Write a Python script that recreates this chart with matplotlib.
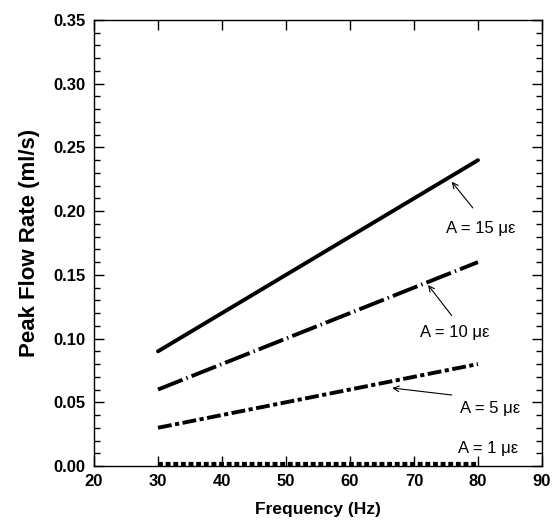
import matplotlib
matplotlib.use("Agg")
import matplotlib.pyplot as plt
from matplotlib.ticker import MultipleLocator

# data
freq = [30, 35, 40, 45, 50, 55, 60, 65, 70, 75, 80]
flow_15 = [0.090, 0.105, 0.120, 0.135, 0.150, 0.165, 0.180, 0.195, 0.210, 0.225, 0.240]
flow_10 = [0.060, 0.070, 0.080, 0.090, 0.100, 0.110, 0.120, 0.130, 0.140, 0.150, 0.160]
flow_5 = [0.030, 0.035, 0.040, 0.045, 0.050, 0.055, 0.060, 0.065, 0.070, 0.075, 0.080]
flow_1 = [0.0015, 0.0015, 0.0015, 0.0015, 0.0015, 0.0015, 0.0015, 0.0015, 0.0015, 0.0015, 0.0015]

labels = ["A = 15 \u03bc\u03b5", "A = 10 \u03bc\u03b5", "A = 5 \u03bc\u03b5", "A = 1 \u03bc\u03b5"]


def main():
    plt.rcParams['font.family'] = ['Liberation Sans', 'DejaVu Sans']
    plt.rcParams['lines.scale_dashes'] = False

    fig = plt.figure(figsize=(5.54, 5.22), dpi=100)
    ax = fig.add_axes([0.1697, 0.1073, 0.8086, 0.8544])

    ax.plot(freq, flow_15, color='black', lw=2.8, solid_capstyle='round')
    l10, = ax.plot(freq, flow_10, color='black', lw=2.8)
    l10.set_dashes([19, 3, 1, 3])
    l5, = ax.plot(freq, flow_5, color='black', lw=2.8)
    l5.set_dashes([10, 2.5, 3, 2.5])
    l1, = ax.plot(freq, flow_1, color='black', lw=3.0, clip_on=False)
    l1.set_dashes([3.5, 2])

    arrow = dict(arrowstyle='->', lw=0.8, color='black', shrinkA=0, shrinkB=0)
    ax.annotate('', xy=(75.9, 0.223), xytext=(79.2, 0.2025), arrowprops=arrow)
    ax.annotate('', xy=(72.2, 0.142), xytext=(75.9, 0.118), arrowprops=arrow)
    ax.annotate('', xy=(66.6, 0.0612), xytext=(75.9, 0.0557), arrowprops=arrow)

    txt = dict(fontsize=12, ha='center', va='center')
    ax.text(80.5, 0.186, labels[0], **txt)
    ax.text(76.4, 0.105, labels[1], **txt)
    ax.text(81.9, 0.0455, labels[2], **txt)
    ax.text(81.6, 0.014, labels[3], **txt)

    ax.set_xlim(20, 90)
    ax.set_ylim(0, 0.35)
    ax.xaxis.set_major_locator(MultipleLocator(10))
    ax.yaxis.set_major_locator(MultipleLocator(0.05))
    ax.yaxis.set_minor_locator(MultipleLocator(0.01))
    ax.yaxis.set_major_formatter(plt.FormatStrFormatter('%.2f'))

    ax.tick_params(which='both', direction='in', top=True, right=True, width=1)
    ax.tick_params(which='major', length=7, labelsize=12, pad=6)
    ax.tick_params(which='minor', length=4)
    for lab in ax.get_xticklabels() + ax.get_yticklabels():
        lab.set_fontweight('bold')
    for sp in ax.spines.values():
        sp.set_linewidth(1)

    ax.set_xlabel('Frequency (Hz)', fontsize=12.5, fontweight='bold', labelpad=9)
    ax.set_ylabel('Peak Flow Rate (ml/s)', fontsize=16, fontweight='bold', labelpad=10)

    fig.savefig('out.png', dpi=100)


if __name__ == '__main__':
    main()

++++

◆ **Set exercise**
Pictures are to be left out; repeat all the remaining data exactly.

◆ **Output of the task**
Write a Python script that recreates this chart with matplotlib.
import matplotlib
matplotlib.use("Agg")
import matplotlib.pyplot as plt
from matplotlib.ticker import MultipleLocator

# data
freq = [30, 35, 40, 45, 50, 55, 60, 65, 70, 75, 80]
flow_15 = [0.090, 0.105, 0.120, 0.135, 0.150, 0.165, 0.180, 0.195, 0.210, 0.225, 0.240]
flow_10 = [0.060, 0.070, 0.080, 0.090, 0.100, 0.110, 0.120, 0.130, 0.140, 0.150, 0.160]
flow_5 = [0.030, 0.035, 0.040, 0.045, 0.050, 0.055, 0.060, 0.065, 0.070, 0.075, 0.080]
flow_1 = [0.0015, 0.0015, 0.0015, 0.0015, 0.0015, 0.0015, 0.0015, 0.0015, 0.0015, 0.0015, 0.0015]

labels = ["A = 15 \u03bc\u03b5", "A = 10 \u03bc\u03b5", "A = 5 \u03bc\u03b5", "A = 1 \u03bc\u03b5"]


def main():
    plt.rcParams['font.family'] = ['Liberation Sans', 'DejaVu Sans']
    plt.rcParams['lines.scale_dashes'] = False

    fig = plt.figure(figsize=(5.54, 5.22), dpi=100)
    ax = fig.add_axes([0.1697, 0.1073, 0.8086, 0.8544])

    ax.plot(freq, flow_15, color='black', lw=2.8, solid_capstyle='round')
    l10, = ax.plot(freq, flow_10, color='black', lw=2.8)
    l10.set_dashes([19, 3, 1, 3])
    l5, = ax.plot(freq, flow_5, color='black', lw=2.8)
    l5.set_dashes([10, 2.5, 3, 2.5])
    l1, = ax.plot(freq, flow_1, color='black', lw=3.0, clip_on=False)
    l1.set_dashes([3.5, 2])

    arrow = dict(arrowstyle='->', lw=0.8, color='black', shrinkA=0, shrinkB=0)
    ax.annotate('', xy=(75.9, 0.223), xytext=(79.2, 0.2025), arrowprops=arrow)
    ax.annotate('', xy=(72.2, 0.142), xytext=(75.9, 0.118), arrowprops=arrow)
    ax.annotate('', xy=(66.6, 0.0612), xytext=(75.9, 0.0557), arrowprops=arrow)

    txt = dict(fontsize=12, ha='center', va='center')
    ax.text(80.5, 0.186, labels[0], **txt)
    ax.text(76.4, 0.105, labels[1], **txt)
    ax.text(81.9, 0.0455, labels[2], **txt)
    ax.text(81.6, 0.014, labels[3], **txt)

    ax.set_xlim(20, 90)
    ax.set_ylim(0, 0.35)
    ax.xaxis.set_major_locator(MultipleLocator(10))
    ax.yaxis.set_major_locator(MultipleLocator(0.05))
    ax.yaxis.set_minor_locator(MultipleLocator(0.01))
    ax.yaxis.set_major_formatter(plt.FormatStrFormatter('%.2f'))

    ax.tick_params(which='both', direction='in', top=True, right=True, width=1)
    ax.tick_params(which='major', length=7, labelsize=12, pad=6)
    ax.tick_params(which='minor', length=4)
    for lab in ax.get_xticklabels() + ax.get_yticklabels():
        lab.set_fontweight('bold')
    for sp in ax.spines.values():
        sp.set_linewidth(1)

    ax.set_xlabel('Frequency (Hz)', fontsize=12.5, fontweight='bold', labelpad=9)
    ax.set_ylabel('Peak Flow Rate (ml/s)', fontsize=16, fontweight='bold', labelpad=10)

    fig.savefig('out.png', dpi=100)


if __name__ == '__main__':
    main()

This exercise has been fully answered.